Skip to content

Resource Configuration

fernanqv edited this page Mar 21, 2022 · 2 revisions

The configuration file resources.conf is used to describe computing resources. When you start WRF4G, resources.conf file is copied under ~/.wrf4g/etc directory if it does not exist. The file can be edit directly or by executing wrf4g resource edit command.

WRF4G relies on DRM4G to manage computing resources. Further information about how to configure computing resources can be found in the DRM4G Documentation

Configuration format

The configuration resource file consists of sections, each led by a [section] header, followed by key = value entries. Lines beginning with # are ignored. Allowing sections are [DEFAULT] and [resource_name].

The DEFAULT section provides default values for all other resource sections.

The definition of each resource section has to begin with the line [resource_name] followed by key = value entries.
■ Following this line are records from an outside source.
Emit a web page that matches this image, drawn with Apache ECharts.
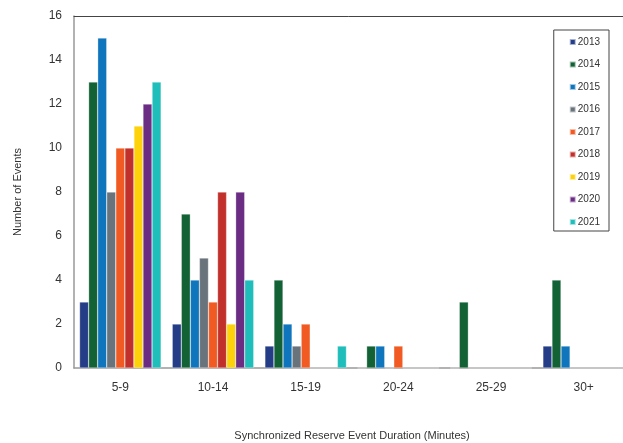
<!DOCTYPE html>
<html><head><meta charset="utf-8">
<script src="https://cdn.jsdelivr.net/npm/echarts@6/dist/echarts.min.js"></script>
<style>html,body{margin:0;padding:0;background:#fff}#c{width:623px;height:443px}</style>
</head><body><div id="c"></div>
<script>
const categories = ['5-9','10-14','15-19','20-24','25-29','30+'];
const years = ['2013','2014','2015','2016','2017','2018','2019','2020','2021'];
const v2013 = [3,2,1,0,0,1];
const v2014 = [13,7,4,1,3,4];
const v2015 = [15,4,2,1,0,1];
const v2016 = [8,5,1,0,0,0];
const v2017 = [10,3,2,1,0,0];
const v2018 = [10,8,0,0,0,0];
const v2019 = [11,2,0,0,0,0];
const v2020 = [12,8,0,0,0,0];
const v2021 = [13,4,1,0,0,0];
const yTicks = [0,2,4,6,8,10,12,14,16];
const values = [v2013,v2014,v2015,v2016,v2017,v2018,v2019,v2020,v2021];
const colors = ['#253C87','#136236','#0F75BC','#69737B','#F15A22','#C1302A','#FDD20A','#6B2C84','#1FBEBA'];
const font = "'Liberation Sans Narrow','Arial Narrow','Liberation Sans',Arial,sans-serif";
const chart = echarts.init(document.getElementById('c'), null, {renderer:'canvas'});
chart.setOption({
  animation:false,
  textStyle:{fontFamily:font},
  grid:{left:74, top:16, bottom:75, right:-7, containLabel:false, outerBoundsMode:'none'},
  legend:{
    orient:'vertical', right:14, top:30,
    backgroundColor:'#fff', borderColor:'#444', borderWidth:1,
    padding:[7,9,4,15], itemGap:12.5, itemWidth:6, itemHeight:6, icon:'rect',
    textStyle:{fontFamily:font, fontSize:10, color:'#333', padding:[0,0,0,-3]},
    data:years
  },
  xAxis:[{
    type:'category', data:categories,
    axisLine:{lineStyle:{color:'#999', width:1.5}},
    axisTick:{show:false},
    axisLabel:{fontFamily:font, fontSize:12, color:'#333', margin:14},
    name:'Synchronized Reserve Event Duration (Minutes)', nameLocation:'middle', nameGap:62,
    nameTextStyle:{fontFamily:font, fontSize:11, color:'#333'}
  },{
    type:'category', data:categories, position:'top',
    axisLine:{lineStyle:{color:'#444', width:1}}, axisTick:{show:false}, axisLabel:{show:false}
  }],
  yAxis:{
    type:'value', min:0, max:16, interval:2,
    axisLine:{show:true, lineStyle:{color:'#999', width:1.5}},
    axisTick:{show:false}, splitLine:{show:false},
    axisLabel:{fontFamily:font, fontSize:12, color:'#333', margin:12,
      customValues: yTicks},
    name:'Number of Events', nameLocation:'middle', nameGap:51, nameRotate:90,
    nameTextStyle:{fontFamily:font, fontSize:11, color:'#333'}
  },
  series: years.map((y,i)=>({
    name:y, type:'bar', data:values[i], barGap:'0%', barCategoryGap:'12%',
    itemStyle:{color:colors[i], borderColor:'rgba(255,255,255,0.6)', borderWidth:0.5}
  }))
});
</script></body></html>
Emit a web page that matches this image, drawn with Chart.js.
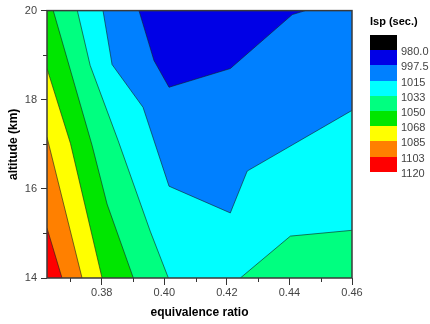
<!DOCTYPE html>
<html>
<head>
<meta charset="utf-8">
<script src="https://cdn.jsdelivr.net/npm/chart.js@4/dist/chart.umd.min.js"></script>
<style>
  body { margin: 0; background: #fff; font-family: "Liberation Sans", Arial, sans-serif; }
  #wrap { position: relative; width: 430px; height: 324px; }
  #legend { position: absolute; left: 0; top: 0; }
  .lg-title { position: absolute; left: 370px; top: 15px; font-size: 11px; font-weight: bold; line-height: 13px; color: #000; white-space: nowrap; }
  .lg-box { position: absolute; left: 370px; width: 27px; }
  .lg-label { position: absolute; left: 401px; font-size: 11px; line-height: 13px; color: #444; }
</style>
</head>
<body>
<div id="wrap">
  <canvas id="chart"></canvas>
  <div id="legend"></div>
</div>
<script>
// axis range and ticks
const xRange = [0.3625, 0.46];
const yRange = [14, 20];
const xTicks = [0.38, 0.40, 0.42, 0.44, 0.46];
const yTicks = [14, 16, 18, 20];
const xMinor = [0.37, 0.39, 0.41, 0.43, 0.45];
const yMinor = [15, 17, 19];

// contour levels (legend) and band colours, top of scale first
const legendLevels = ["980.0", "997.5", "1015", "1033", "1050", "1068", "1085", "1103", "1120"];
const bandColors = ["#000000", "#0000e6", "#0080ff", "#00ffff", "#00ff80", "#00e600", "#ffff00", "#ff8000", "#ff0000"];

// isolines: [equivalence ratio, altitude]
const iso997 = [[0.3919, 20], [0.3967, 18.88], [0.4015, 18.28], [0.4211, 18.70], [0.4409, 19.91], [0.4451, 20]];
const iso1015 = [[0.3804, 20], [0.3833, 18.79], [0.3932, 17.83], [0.4015, 16.06], [0.4211, 15.46], [0.4265, 16.40], [0.46, 17.76]];
const iso1033 = [[0.3722, 20], [0.3763, 18.77], [0.3852, 17.09], [0.3955, 15.05], [0.4013, 14]];
const iso1033b = [[0.4243, 14], [0.4403, 14.94], [0.46, 15.07]];
const iso1050 = [[0.3645, 20], [0.3769, 16.98], [0.3817, 15.66], [0.3901, 14]];
const iso1068 = [[0.3625, 18.70], [0.3700, 17.02], [0.3801, 14]];
const iso1085 = [[0.3625, 17.16], [0.3737, 14]];
const iso1103 = [[0.3625, 15.12], [0.3673, 14]];

const [x0, x1] = xRange;
const [y0, y1] = yRange;

const pts = arr => arr.map(([x, y]) => ({x, y}));

function band(points, color) {
    return {
        data: pts(points),
        backgroundColor: color,
        borderWidth: 0,
        fill: "shape",
        pointRadius: 0,
        tension: 0
    };
}

function isoline(points) {
    return {
        data: pts(points),
        borderColor: "rgba(20,30,30,0.85)",
        borderWidth: 0.7,
        fill: false,
        pointRadius: 0,
        tension: 0
    };
}

// painted bottom to top
const layers = [
    band([[x0, y0], [x0, y1], [x1, y1], [x1, y0]], bandColors[2]),
    band(iso997, bandColors[1]),
    band([...iso1015, [x1, y0], [x0, y0], [x0, y1]], bandColors[3]),
    band([...iso1033, [x0, y0], [x0, y1]], bandColors[4]),
    band([...iso1033b, [x1, y0]], bandColors[4]),
    band([...iso1050, [x0, y0], [x0, y1]], bandColors[5]),
    band([...iso1068, [x0, y0]], bandColors[6]),
    band([...iso1085, [x0, y0]], bandColors[7]),
    band([...iso1103, [x0, y0]], bandColors[8]),
    ...[iso997, iso1015, iso1033, iso1033b, iso1050, iso1068, iso1085, iso1103].map(isoline)
];

const frame = {
    id: "frame",
    afterDatasetsDraw(chart) {
        const {ctx, chartArea: a, scales} = chart;
        ctx.save();
        ctx.strokeStyle = "#333";
        ctx.lineWidth = 1;
        ctx.beginPath();
        xMinor.forEach(v => {
            const px = Math.round(scales.x.getPixelForValue(v)) + 0.5;
            ctx.moveTo(px, a.bottom); ctx.lineTo(px, a.bottom + 4);
        });
        yMinor.forEach(v => {
            const py = Math.round(scales.y.getPixelForValue(v)) + 0.5;
            ctx.moveTo(a.left, py); ctx.lineTo(a.left - 4, py);
        });
        ctx.stroke();
        ctx.lineWidth = 1.5;
        ctx.strokeStyle = "#3a3a3a";
        ctx.strokeRect(a.left, a.top, a.right - a.left, a.bottom - a.top);
        ctx.restore();
    }
};

const tickFont = {family: "'Liberation Sans', Arial, sans-serif", size: 11};
const titleFont = {family: "'Liberation Sans', Arial, sans-serif", size: 12, weight: "bold"};

new Chart(document.getElementById("chart"), {
    type: "line",
    data: {datasets: layers.reverse()},
    options: {
        responsive: true,
        maintainAspectRatio: false,
        animation: false,
        events: [],
        layout: {padding: {top: 10, right: 78, bottom: 0, left: 0}},
        plugins: {legend: {display: false}, tooltip: {enabled: false}},
        scales: {
            x: {
                type: "linear",
                min: x0, max: x1,
                afterBuildTicks: s => { s.ticks = xTicks.map(value => ({value})); },
                afterFit: s => { s.height = 46; },
                grid: {drawOnChartArea: false, tickLength: 7, tickColor: "#333"},
                border: {display: false},
                ticks: {font: tickFont, color: "#444", padding: 1, maxRotation: 0, callback: v => v.toFixed(2)},
                title: {display: true, text: "equivalence ratio", font: titleFont, color: "#000", padding: {top: 0, bottom: 4}}
            },
            y: {
                type: "linear",
                min: y0, max: y1,
                afterBuildTicks: s => { s.ticks = yTicks.map(value => ({value})); },
                afterFit: s => { s.width = 47; },
                grid: {drawOnChartArea: false, tickLength: 6, tickColor: "#333"},
                border: {display: false},
                ticks: {font: tickFont, color: "#444", padding: 4},
                title: {display: true, text: "altitude (km)", font: titleFont, color: "#000", padding: {top: 6, bottom: 0}}
            }
        }
    },
    plugins: [frame]
});

// legend: colour boxes with level labels at their lower edges
const legend = document.getElementById("legend");
const boxTop = 35, boxH = 15.2;
legend.innerHTML = `<div class="lg-title">Isp (sec.)</div>` +
    bandColors.map((c, i) => `<div class="lg-box" style="top:${boxTop + boxH * i}px;height:${boxH + 0.3}px;background:${c}"></div>`).join("") +
    legendLevels.map((t, i) => `<div class="lg-label" style="top:${boxTop + boxH * (i + 1) + 1.5 - 6.5}px">${t}</div>`).join("");
</script>
</body>
</html>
Configuration keys common to all resources:

  • enable: true or falses in order to enable or disable a resource.
  • communicator or authentication type :
    • local: The resource will be accessed directly.
    • ssh: By default, the resource will be accessed through ssh's protocol via Paramiko's API.
    • pk_ssh: The resource will be accessed through ssh's protocol via Paramiko's API.
    • op_ssh: The resource will be accessed through OpenSSH's CLI.
  • username: Name of the user that will be used to log on to the front-end.
  • frontend: Hostname or ip address of either the cluster or grid user interface you'll be connected to. The syntax is "host:port" and by default the port used is 22
  • private_key: Path to the identity file needed to log on to the front-end
  • public key: Path to the public identity file needed to log on to the front-end.
    • OPTIONAL: by default the '''private_key''''s value will be taken, to which '''.pub''' will be added)
  • scratch: Directory used to store temporary files for jobs during their execution, by default, it is $HOME/.drm4g/jobs. When the communicator used is ssh, this key is mandatory, unless the $HOME folder name is exactly the same in the submitting machine and in the remote resource.
  • local_scratch: Job's working directory on the worker nodes, by default, it is $HOME/.wrf4g/jobs.
  • lrms or Local Resource Management System :
    • pbs: TORQUE/PBS cluster.
    • sge: Grid Engine cluster.
    • loadleveler: !LoadLeveler cluster.
    • lsf: LSF cluster.
    • fork: SHELL.
    • slurm: SLURM cluster.
    • slurm_res: RES(Red Española de Supercomputación) resources.

Keys for HPC resources

  • queue: Queue available on the resource. If there are several queues, you have to use a "," as follows "queue = short,medium,long".
  • max_jobs_in_queue: Max number of jobs in the queue.
  • max_jobs_running: Max number of running jobs in the queue.
  • parallel_env: It defines the parallel environments available for Grid Engine cluster.
  • project: It specifies the project variable and is for TORQUE/PBS, Grid Engine and LSF clusters.

Examples

By default, WRF4G is going to use the local machine as fork lrms:

[localmachine]
enable            = true
communicator      = local
frontend          = localhost
lrms              = fork
max_jobs_running  = 1

TORQUE/PBS cluster, accessed through ssh protocol:

[meteo]
enable            = true
communicator      = ssh
username          = user
frontend          = mar.meteo.unican.es
private_key       = ~/.ssh/id_rsa
lrms              = pbs
queue             = short, medium, long
max_jobs_running  = 2, 10, 20
max_jobs_in_queue = 6, 20, 40

SGE cluster, accessed through ssh protocol:

[blizzard]
enable            = true
communicator      = op_ssh
username          = user
frontend          = blizzard.meteo.unican.es
private_key       = ~/.ssh/id_rsa
parallel_env      = mpi
lrms              = sge
queue             = long
max_jobs_running  = 20
max_jobs_in_queue = 40